AIM:
Reproduce exactly the run of lines from the one containing "Output the component" through the one containing "Pie, Cell, Legend". Pictures do not belong in the copy.

-- Start of TASK INPUT --

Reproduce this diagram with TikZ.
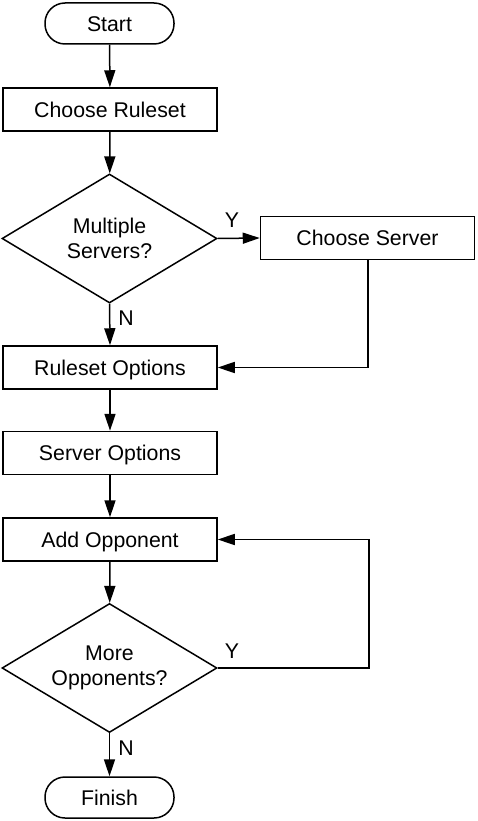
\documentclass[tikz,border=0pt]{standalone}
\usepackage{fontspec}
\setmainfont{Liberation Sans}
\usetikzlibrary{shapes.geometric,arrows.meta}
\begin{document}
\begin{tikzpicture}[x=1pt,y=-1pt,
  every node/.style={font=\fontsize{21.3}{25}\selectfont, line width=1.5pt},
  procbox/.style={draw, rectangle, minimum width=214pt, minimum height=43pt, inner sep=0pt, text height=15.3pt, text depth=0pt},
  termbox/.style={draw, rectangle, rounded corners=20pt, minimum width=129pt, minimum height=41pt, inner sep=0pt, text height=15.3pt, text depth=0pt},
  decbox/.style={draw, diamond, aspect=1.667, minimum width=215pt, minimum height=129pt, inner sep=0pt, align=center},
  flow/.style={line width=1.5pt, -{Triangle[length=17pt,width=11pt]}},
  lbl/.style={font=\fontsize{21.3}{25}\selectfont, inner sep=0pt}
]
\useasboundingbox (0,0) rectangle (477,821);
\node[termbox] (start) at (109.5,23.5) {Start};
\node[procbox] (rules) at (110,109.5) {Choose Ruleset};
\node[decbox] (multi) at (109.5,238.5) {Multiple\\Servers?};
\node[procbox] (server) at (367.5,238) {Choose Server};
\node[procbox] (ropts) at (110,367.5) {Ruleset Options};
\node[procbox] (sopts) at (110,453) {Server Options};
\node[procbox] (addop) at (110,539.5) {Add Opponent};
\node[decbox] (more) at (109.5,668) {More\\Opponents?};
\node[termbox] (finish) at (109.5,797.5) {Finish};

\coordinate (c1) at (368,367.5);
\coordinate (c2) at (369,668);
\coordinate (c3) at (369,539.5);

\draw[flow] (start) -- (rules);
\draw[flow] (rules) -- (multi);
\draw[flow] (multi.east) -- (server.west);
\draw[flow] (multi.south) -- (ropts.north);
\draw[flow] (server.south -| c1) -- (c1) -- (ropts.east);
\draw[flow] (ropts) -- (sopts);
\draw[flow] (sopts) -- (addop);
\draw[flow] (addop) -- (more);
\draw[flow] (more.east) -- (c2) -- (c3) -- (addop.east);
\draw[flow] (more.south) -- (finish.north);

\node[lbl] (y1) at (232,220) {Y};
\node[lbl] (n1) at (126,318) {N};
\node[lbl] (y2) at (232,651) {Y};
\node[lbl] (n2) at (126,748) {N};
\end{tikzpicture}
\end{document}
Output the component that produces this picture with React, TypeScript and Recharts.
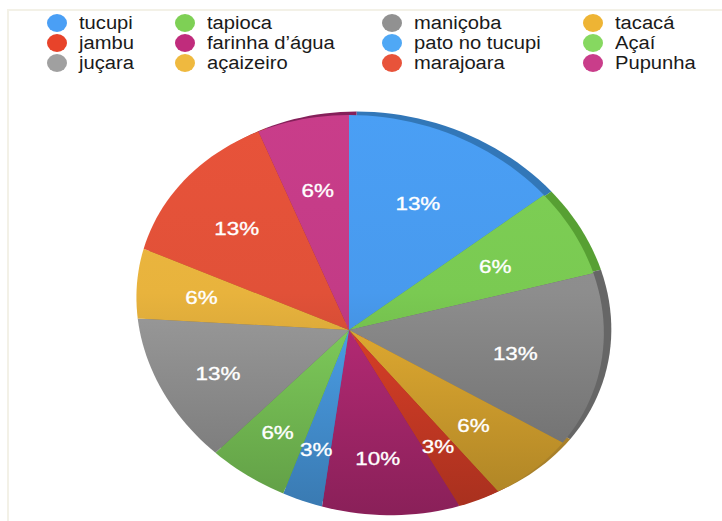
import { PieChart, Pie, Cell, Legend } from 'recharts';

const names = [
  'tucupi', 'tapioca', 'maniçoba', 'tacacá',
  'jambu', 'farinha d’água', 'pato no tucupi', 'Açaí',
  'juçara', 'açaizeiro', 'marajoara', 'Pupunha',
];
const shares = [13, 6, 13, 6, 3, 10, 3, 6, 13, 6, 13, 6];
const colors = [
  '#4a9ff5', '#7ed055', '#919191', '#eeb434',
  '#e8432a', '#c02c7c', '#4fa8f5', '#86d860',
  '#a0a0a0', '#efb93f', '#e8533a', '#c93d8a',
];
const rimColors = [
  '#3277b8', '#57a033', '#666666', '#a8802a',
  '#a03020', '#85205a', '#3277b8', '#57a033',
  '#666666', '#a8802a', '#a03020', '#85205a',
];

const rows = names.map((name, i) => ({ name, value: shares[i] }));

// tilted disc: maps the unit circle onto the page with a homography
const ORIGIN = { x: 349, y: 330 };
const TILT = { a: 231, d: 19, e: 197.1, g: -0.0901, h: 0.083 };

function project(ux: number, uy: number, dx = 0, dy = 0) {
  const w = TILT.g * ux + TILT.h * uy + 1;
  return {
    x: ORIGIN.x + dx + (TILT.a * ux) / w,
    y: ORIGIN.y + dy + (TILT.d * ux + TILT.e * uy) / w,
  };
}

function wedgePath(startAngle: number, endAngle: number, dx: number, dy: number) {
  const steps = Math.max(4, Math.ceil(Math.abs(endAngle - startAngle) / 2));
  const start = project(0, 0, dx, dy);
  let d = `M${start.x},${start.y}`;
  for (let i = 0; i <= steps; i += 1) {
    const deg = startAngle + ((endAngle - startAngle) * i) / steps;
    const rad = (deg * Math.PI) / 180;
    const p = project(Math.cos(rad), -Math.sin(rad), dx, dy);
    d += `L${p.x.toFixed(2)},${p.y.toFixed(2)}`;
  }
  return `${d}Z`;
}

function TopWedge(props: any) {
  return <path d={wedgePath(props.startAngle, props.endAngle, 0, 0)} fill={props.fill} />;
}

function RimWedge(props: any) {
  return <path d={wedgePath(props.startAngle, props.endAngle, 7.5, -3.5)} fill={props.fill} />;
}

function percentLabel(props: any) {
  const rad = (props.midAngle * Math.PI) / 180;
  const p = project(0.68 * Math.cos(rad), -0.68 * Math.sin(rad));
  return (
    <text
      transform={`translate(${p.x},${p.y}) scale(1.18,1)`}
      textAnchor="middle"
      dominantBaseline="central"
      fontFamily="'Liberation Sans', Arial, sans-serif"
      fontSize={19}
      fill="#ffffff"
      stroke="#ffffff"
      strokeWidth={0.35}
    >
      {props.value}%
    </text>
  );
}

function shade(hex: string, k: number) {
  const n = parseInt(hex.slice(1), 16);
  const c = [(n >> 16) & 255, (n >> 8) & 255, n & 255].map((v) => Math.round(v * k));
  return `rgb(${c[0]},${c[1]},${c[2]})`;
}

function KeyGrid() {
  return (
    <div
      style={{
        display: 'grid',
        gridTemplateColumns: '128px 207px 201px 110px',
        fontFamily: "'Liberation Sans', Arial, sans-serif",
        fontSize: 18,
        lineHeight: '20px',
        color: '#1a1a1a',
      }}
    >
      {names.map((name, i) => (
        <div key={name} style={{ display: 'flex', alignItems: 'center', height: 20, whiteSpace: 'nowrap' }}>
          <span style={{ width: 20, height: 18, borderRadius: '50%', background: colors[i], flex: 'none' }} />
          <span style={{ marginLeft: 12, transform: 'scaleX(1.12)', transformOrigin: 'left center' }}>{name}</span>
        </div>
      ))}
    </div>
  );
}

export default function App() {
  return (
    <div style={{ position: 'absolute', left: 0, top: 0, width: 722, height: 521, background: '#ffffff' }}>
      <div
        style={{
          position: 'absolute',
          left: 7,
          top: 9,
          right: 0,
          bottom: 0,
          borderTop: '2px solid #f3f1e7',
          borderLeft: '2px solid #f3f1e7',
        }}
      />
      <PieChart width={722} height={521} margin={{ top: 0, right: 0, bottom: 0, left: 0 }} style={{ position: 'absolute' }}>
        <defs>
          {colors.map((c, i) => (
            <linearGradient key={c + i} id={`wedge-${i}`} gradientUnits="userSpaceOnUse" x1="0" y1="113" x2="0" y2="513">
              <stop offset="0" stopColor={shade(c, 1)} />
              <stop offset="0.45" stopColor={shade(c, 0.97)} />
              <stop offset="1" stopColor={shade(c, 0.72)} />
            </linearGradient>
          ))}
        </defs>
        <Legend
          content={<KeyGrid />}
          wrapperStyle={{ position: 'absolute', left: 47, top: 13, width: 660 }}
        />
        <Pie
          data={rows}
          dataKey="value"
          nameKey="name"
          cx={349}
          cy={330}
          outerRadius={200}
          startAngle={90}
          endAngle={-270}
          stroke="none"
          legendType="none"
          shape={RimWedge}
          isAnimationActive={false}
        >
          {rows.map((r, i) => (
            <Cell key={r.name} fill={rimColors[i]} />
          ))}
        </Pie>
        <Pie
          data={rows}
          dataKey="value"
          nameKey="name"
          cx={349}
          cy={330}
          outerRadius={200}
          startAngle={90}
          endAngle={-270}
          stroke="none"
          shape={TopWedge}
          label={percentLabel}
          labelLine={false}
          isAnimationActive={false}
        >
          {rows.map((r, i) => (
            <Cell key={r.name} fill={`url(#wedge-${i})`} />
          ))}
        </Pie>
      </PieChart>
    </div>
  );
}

-- End of TASK INPUT --

FINAL RESULT:
Output the component that produces this picture with React, TypeScript and Recharts.
import { PieChart, Pie, Cell, Legend } from 'recharts';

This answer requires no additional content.